Non riuscì a dire nulla e lei si avvicinò per guardarlo meglio in viso.
-Tu sei Sean Darren, terza linea degli All Blacks. Sei un vanto per la nazionale e sei considerato uno dei migliori dieci giocatori al mondo- gli diede quelle informazioni guardandolo negli occhi, anche se era notevolmente più bassa e minuta di lui. Sean si perse nello sguardo acquamarina della ragazza finché non riuscì ad assimilare le parole, in ritardo.
-Ci deve essere uno sbaglio- le sussurrò e lei, di tutta risposta sbottò sonoramente.
-Non c’è nessuno sbaglio Sean! Perché non mi vuoi credere?!-
-Perché no, fine. Sono sicuro che mi avete scambiato per qualcun altro. O forse è tutto una gran messinscena; chi mi dice che non mi avete colpito in testa e poi mi avete portato qui per farmi credere che sono il miglior giocatore di rugby del mondo?-
-Non ho detto che sei il migliore-
-Sì invece, prima-
Lei rimase a guardarlo perplessa. Conosceva perfettamente Sean, sapeva quanto fosse testardo, soprattutto se si convinceva di qualcosa; tuttavia non riusciva proprio a capirlo in quel momento, non riusciva a spiegarsi perché si stesse comportando così. Sospettò che la botta che aveva preso alla testa gli avesse provocato un’ inspiegabile ed involontaria paura per lo sport che tanto amava.

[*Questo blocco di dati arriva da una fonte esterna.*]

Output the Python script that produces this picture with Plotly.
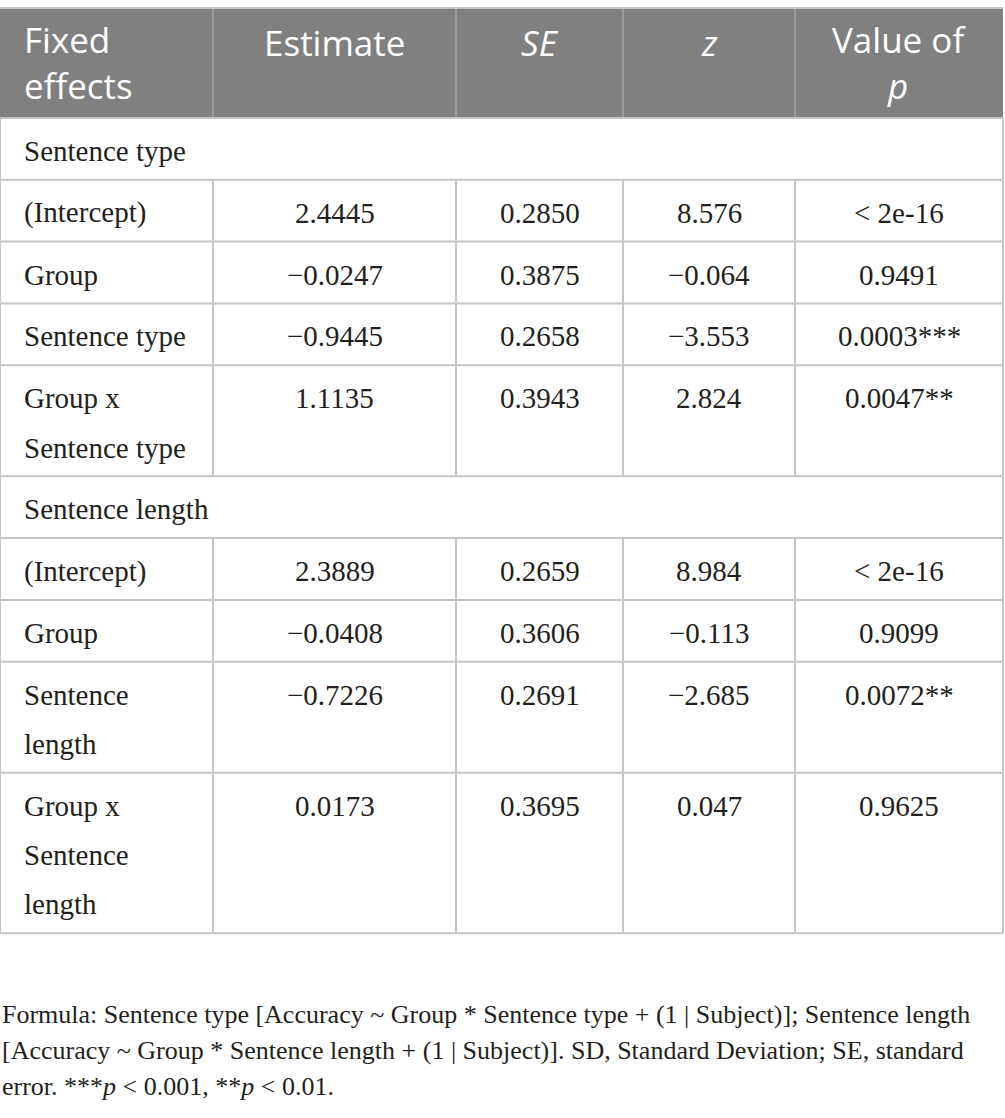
import plotly.graph_objects as go

# Table content
columns = ["Fixed<br>effects", "Estimate", "<i>SE</i>", "<i>z</i>", "Value of<br><i>p</i>"]
sections = ["Sentence type", "Sentence length"]
effects = [
    ["(Intercept)", "Group", "Sentence type", "Group x<br>Sentence type"],
    ["(Intercept)", "Group", "Sentence<br>length", "Group x<br>Sentence<br>length"],
]
estimate = [
    [2.4445, -0.0247, -0.9445, 1.1135],
    [2.3889, -0.0408, -0.7226, 0.0173],
]
se = [
    [0.2850, 0.3875, 0.2658, 0.3943],
    [0.2659, 0.3606, 0.2691, 0.3695],
]
z_value = [
    [8.576, -0.064, -3.553, 2.824],
    [8.984, -0.113, -2.685, 0.047],
]
p_value = [
    ["< 2e-16", "0.9491", "0.0003***", "0.0047**"],
    ["< 2e-16", "0.9099", "0.0072**", "0.9625"],
]
footnote = [
    "Formula: Sentence type [Accuracy ~ Group * Sentence type + (1 | Subject)]; Sentence length",
    "[Accuracy ~ Group * Sentence length + (1 | Subject)]. SD, Standard Deviation; SE, standard",
    "error. ***<i>p</i> < 0.001, **<i>p</i> < 0.01.",
]

# Layout settings (axis units = page pixels)
W, H = 1005, 1118
col_edges = [0, 213, 456, 623, 795, 1003]
table_top = 8
header_h = 110
row_base = 61.8    # height of a one-line row
line_gap = 49.3    # extra height per extra line
first_line = 33    # offset of first text line centre from row top
pad_left = 22

header_fill = "#808080"
header_div = "#a3a3a3"
grid = "#c6c6c6"
text_col = "#231f20"
serif = "Liberation Serif"
sans = "Open Sans"


def fmt(v, nd):
    s = f"{abs(v):.{nd}f}"
    return ("\u2212" + s) if v < 0 else s


# Build row list
rows = [("header", columns)]
for s_idx, name in enumerate(sections):
    rows.append(("section", [name]))
    for r in range(len(effects[s_idx])):
        rows.append(("data", [
            effects[s_idx][r],
            fmt(estimate[s_idx][r], 4),
            fmt(se[s_idx][r], 4),
            fmt(z_value[s_idx][r], 3),
            p_value[s_idx][r],
        ]))

fig = go.Figure()
shapes = []
annotations = []

y = table_top
for kind, cells in rows:
    nlines = max(c.count("<br>") + 1 for c in cells)
    h = header_h if kind == "header" else row_base + (nlines - 1) * line_gap
    top, bottom = y, y + h

    if kind == "header":
        shapes.append(dict(type="rect", x0=col_edges[0], x1=col_edges[-1], y0=top, y1=bottom,
                           fillcolor=header_fill, line=dict(width=0), layer="below"))
        for xe in col_edges[1:-1]:
            shapes.append(dict(type="line", x0=xe, x1=xe, y0=top, y1=bottom,
                               line=dict(color=header_div, width=1.5)))
    else:
        edges = [col_edges[0], col_edges[-1]] if kind == "section" else col_edges
        for xe in edges:
            shapes.append(dict(type="line", x0=xe, x1=xe, y0=top, y1=bottom,
                               line=dict(color=grid, width=2)))
    shapes.append(dict(type="line", x0=col_edges[0], x1=col_edges[-1], y0=bottom, y1=bottom,
                       line=dict(color=grid, width=2)))

    for c_idx, cell in enumerate(cells):
        if c_idx == 0:
            x, anchor = col_edges[0] + pad_left, "left"
        else:
            x, anchor = (col_edges[c_idx] + col_edges[c_idx + 1]) / 2, "center"
        if kind == "header":
            # one annotation per header cell, plotly spaces the lines itself
            n = cell.count("<br>") + 1
            yc = top + 34 + (n - 1) * 20
            annotations.append(dict(x=x, y=yc, text=cell, showarrow=False,
                                    xanchor=anchor, yanchor="middle", align=anchor,
                                    font=dict(family=sans, size=35, color="white")))
        else:
            for l_idx, txt in enumerate(cell.split("<br>")):
                annotations.append(dict(x=x, y=top + first_line + l_idx * line_gap, text=txt,
                                        showarrow=False, xanchor=anchor, yanchor="middle",
                                        font=dict(family=serif, size=29, color=text_col)))
    y = bottom

# top border of the table
shapes.append(dict(type="line", x0=col_edges[0], x1=col_edges[-1], y0=table_top, y1=table_top,
                   line=dict(color=grid, width=2)))

# footnote lines
for i, txt in enumerate(footnote):
    annotations.append(dict(x=0, y=1014 + i * 36, text=txt, showarrow=False,
                            xanchor="left", yanchor="middle",
                            font=dict(family=serif, size=26, color=text_col)))

fig.update_layout(
    width=W, height=H,
    margin=dict(l=0, r=0, t=0, b=0),
    paper_bgcolor="white", plot_bgcolor="white",
    xaxis=dict(range=[0, W], visible=False, fixedrange=True),
    yaxis=dict(range=[H, 0], visible=False, fixedrange=True),
    shapes=shapes,
    annotations=annotations,
    showlegend=False,
)

# drop the browser's default body margin so the figure sits at the page origin
fig.write_html("out.html", config={"displayModeBar": False},
               post_script="document.body.style.margin = '0px';")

Respirò a fondo un paio di volte, si ricompose e abbassò il tono della voce:
-Credo che tu abbia bisogno di un po’ di tempo per pensarci su. Leggi i giornali, guarda la televisione, informati. Ma sappi che nessuno qui sta cercando di fregarti, ti sto dicendo la verità e tu ti sei sempre fidato di me, proprio come io mi sono sempre fidata di te…- lasciò cadere la frase e alzò lo sguardo per guardare l’uomo negli occhi:
-Appena ti dimetteranno vieni alla sede degli All Blacks, poi mi dirai se non sei un rugbista-
Cercò nella borsa un biglietto e lo allungò a Sean, per poi avviarsi all’uscita dopo averlo salutato con un “Ci vediamo”.
L’uomo rimase ad osservare il biglietto per un po’, soffermandosi maggiormente sulla felce argentata che vi era impressa sopra. Ancora stentava a credere a quello che gli stava accadendo. Non solo aveva perso la memoria, ma l’unica persona incontrata fino a quel momento che credeva di conoscere gli aveva garantito che il suo ruolo nella vita fosse giocare a rugby. Scosse la testa e abbandonò il pezzo di carta sul lettino, senza dargli importanza. Avrebbe cercato le risposte da solo, avrebbe scoperto lui come aveva perso la memoria e avrebbe ricostruito tutto, senza l’aiuto di nessuno. Nonostante la sua corporatura, in quel momento, si sentiva debole e vulnerabile, perché chiunque avrebbe potuto fargli credere quello che voleva.